EXERCISE:
Take every line from the first down to the line with "const y = d3.scaleLinear().domain([0, 100]).range([298, 78]);" and set it down exactly, without the pictures.

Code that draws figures
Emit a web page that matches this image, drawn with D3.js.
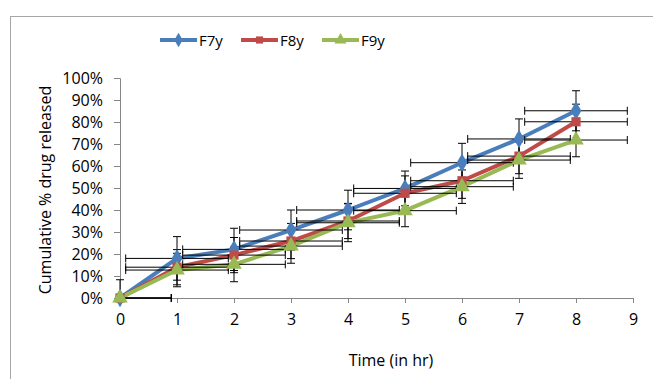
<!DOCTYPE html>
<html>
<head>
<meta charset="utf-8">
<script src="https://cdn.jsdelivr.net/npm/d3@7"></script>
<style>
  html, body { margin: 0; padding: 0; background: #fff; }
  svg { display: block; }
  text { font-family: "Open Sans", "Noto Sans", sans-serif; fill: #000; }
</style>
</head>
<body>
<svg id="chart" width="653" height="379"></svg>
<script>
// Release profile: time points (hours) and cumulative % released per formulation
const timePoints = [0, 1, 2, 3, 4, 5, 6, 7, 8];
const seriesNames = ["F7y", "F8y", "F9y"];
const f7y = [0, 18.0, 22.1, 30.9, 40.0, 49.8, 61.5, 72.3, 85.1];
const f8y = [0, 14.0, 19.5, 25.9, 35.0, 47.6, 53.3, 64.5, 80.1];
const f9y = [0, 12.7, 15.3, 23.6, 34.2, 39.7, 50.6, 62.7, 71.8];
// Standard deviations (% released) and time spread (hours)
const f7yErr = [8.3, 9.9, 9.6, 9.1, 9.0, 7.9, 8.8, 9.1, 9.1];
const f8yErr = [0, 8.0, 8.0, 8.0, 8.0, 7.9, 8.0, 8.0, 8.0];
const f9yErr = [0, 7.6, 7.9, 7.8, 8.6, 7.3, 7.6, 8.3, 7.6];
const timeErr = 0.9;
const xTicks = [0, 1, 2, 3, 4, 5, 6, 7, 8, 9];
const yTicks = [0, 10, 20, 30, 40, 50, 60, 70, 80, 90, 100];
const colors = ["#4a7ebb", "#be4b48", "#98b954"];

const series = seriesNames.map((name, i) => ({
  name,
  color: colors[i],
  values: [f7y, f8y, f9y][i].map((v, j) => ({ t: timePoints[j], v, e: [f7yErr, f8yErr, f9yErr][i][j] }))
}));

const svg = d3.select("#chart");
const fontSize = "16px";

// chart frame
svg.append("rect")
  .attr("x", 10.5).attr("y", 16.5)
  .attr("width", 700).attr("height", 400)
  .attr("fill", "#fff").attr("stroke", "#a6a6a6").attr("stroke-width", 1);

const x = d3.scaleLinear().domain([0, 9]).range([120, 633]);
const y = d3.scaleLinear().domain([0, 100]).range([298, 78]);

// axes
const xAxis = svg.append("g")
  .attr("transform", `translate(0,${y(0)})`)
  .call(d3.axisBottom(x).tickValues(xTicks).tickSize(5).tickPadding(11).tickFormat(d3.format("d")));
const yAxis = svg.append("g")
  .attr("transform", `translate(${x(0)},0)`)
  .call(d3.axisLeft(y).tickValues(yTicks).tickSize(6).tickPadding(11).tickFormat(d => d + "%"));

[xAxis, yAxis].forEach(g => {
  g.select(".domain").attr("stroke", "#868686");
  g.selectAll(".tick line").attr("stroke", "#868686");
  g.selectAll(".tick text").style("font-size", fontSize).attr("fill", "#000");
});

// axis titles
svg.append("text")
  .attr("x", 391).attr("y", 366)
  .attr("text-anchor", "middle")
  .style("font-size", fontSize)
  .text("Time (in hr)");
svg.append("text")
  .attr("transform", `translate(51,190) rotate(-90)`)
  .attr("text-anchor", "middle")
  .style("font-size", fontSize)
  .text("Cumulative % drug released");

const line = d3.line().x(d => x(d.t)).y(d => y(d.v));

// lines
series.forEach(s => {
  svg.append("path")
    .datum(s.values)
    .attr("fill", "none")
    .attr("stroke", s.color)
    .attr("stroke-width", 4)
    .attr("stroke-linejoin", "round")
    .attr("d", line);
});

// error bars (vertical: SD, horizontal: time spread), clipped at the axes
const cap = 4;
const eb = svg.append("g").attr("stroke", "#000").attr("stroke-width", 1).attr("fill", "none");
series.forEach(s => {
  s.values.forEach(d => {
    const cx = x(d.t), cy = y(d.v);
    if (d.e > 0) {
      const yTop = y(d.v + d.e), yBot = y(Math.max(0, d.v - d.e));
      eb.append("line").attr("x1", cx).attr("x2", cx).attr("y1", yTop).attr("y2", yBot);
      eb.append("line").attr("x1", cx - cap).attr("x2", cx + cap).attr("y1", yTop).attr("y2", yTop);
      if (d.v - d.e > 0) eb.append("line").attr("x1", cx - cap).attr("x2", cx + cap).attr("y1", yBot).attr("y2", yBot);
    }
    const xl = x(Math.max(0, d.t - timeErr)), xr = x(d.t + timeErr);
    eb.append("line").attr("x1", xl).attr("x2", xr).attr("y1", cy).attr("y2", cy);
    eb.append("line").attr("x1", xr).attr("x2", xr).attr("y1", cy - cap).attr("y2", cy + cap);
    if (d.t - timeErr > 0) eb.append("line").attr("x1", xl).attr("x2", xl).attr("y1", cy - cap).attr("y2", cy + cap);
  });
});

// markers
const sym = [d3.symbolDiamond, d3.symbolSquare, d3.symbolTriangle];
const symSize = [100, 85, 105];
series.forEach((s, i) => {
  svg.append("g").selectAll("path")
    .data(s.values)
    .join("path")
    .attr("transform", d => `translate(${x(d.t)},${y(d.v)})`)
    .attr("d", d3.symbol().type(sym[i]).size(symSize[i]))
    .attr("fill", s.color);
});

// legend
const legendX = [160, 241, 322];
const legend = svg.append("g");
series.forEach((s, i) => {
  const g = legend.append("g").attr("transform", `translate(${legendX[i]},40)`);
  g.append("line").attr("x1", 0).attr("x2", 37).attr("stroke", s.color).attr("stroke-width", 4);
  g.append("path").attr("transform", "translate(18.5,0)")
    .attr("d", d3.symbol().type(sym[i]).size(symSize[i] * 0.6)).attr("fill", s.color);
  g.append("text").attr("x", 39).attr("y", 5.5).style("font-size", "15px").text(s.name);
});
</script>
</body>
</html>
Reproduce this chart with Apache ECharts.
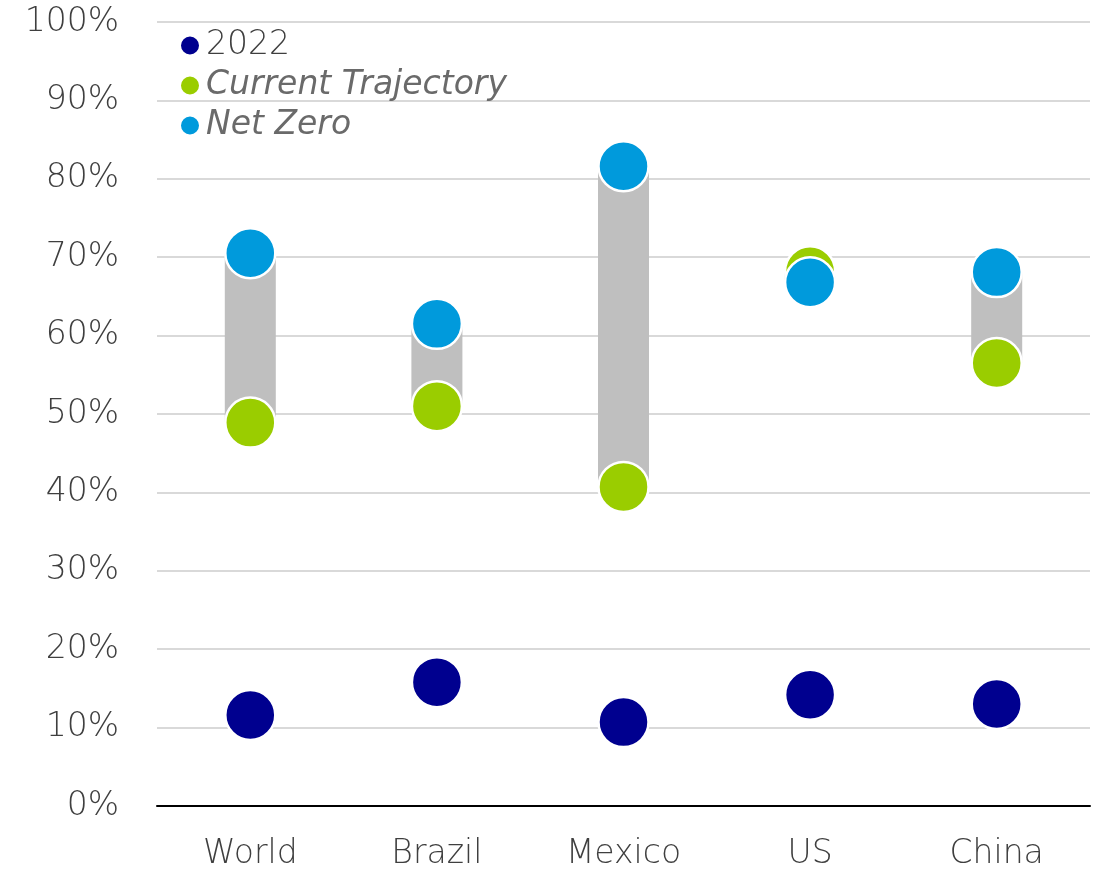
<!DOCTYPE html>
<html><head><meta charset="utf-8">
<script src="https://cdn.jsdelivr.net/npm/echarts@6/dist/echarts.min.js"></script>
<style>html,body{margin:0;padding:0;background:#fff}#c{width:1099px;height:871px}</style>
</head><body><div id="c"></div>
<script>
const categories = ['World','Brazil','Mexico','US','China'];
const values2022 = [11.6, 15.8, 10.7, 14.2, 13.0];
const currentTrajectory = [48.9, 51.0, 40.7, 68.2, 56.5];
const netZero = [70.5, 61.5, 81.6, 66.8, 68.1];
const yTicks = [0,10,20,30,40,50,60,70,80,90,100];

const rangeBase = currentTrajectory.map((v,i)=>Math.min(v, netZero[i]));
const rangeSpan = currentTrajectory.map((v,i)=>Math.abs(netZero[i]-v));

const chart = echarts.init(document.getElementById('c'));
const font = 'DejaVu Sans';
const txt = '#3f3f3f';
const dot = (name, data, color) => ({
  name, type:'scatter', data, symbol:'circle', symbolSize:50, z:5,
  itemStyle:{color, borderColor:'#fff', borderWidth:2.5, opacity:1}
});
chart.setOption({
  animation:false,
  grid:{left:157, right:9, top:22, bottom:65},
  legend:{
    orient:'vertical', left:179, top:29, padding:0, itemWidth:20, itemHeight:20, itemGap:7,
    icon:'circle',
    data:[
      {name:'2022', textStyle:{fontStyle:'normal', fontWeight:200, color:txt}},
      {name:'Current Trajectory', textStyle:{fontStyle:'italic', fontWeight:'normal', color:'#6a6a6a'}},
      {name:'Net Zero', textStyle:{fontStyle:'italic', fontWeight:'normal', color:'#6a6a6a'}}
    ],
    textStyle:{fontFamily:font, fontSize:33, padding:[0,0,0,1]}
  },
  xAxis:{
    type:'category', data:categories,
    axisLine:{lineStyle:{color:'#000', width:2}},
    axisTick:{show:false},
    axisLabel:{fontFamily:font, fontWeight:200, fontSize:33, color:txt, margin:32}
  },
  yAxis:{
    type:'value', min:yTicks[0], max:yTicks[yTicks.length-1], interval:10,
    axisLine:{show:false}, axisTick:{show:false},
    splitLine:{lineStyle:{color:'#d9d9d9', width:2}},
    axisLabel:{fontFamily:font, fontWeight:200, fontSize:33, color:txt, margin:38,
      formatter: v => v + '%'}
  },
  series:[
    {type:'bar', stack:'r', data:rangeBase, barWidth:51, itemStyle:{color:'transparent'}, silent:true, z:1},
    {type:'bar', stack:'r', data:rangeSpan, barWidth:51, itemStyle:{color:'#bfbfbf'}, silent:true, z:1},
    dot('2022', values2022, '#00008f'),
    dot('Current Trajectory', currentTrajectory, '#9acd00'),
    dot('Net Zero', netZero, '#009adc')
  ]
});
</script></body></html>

RESPONSE TO THIS TASK:
Emit a web page that matches this image, drawn with D3.js.
<!DOCTYPE html>
<html>
<head>
<meta charset="utf-8">
<script src="https://cdn.jsdelivr.net/npm/d3@7"></script>
<style>
  html, body { margin: 0; padding: 0; background: #fff; }
  svg { display: block; }
  text { font-family: "Open Sans", "Noto Sans", sans-serif; fill: #000; }
</style>
</head>
<body>
<svg id="chart" width="653" height="379"></svg>
<script>
// Release profile: time points (hours) and cumulative % released per formulation
const timePoints = [0, 1, 2, 3, 4, 5, 6, 7, 8];
const seriesNames = ["F7y", "F8y", "F9y"];
const f7y = [0, 18.0, 22.1, 30.9, 40.0, 49.8, 61.5, 72.3, 85.1];
const f8y = [0, 14.0, 19.5, 25.9, 35.0, 47.6, 53.3, 64.5, 80.1];
const f9y = [0, 12.7, 15.3, 23.6, 34.2, 39.7, 50.6, 62.7, 71.8];
// Standard deviations (% released) and time spread (hours)
const f7yErr = [8.3, 9.9, 9.6, 9.1, 9.0, 7.9, 8.8, 9.1, 9.1];
const f8yErr = [0, 8.0, 8.0, 8.0, 8.0, 7.9, 8.0, 8.0, 8.0];
const f9yErr = [0, 7.6, 7.9, 7.8, 8.6, 7.3, 7.6, 8.3, 7.6];
const timeErr = 0.9;
const xTicks = [0, 1, 2, 3, 4, 5, 6, 7, 8, 9];
const yTicks = [0, 10, 20, 30, 40, 50, 60, 70, 80, 90, 100];
const colors = ["#4a7ebb", "#be4b48", "#98b954"];

const series = seriesNames.map((name, i) => ({
  name,
  color: colors[i],
  values: [f7y, f8y, f9y][i].map((v, j) => ({ t: timePoints[j], v, e: [f7yErr, f8yErr, f9yErr][i][j] }))
}));

const svg = d3.select("#chart");
const fontSize = "16px";

// chart frame
svg.append("rect")
  .attr("x", 10.5).attr("y", 16.5)
  .attr("width", 700).attr("height", 400)
  .attr("fill", "#fff").attr("stroke", "#a6a6a6").attr("stroke-width", 1);

const x = d3.scaleLinear().domain([0, 9]).range([120, 633]);
const y = d3.scaleLinear().domain([0, 100]).range([298, 78]);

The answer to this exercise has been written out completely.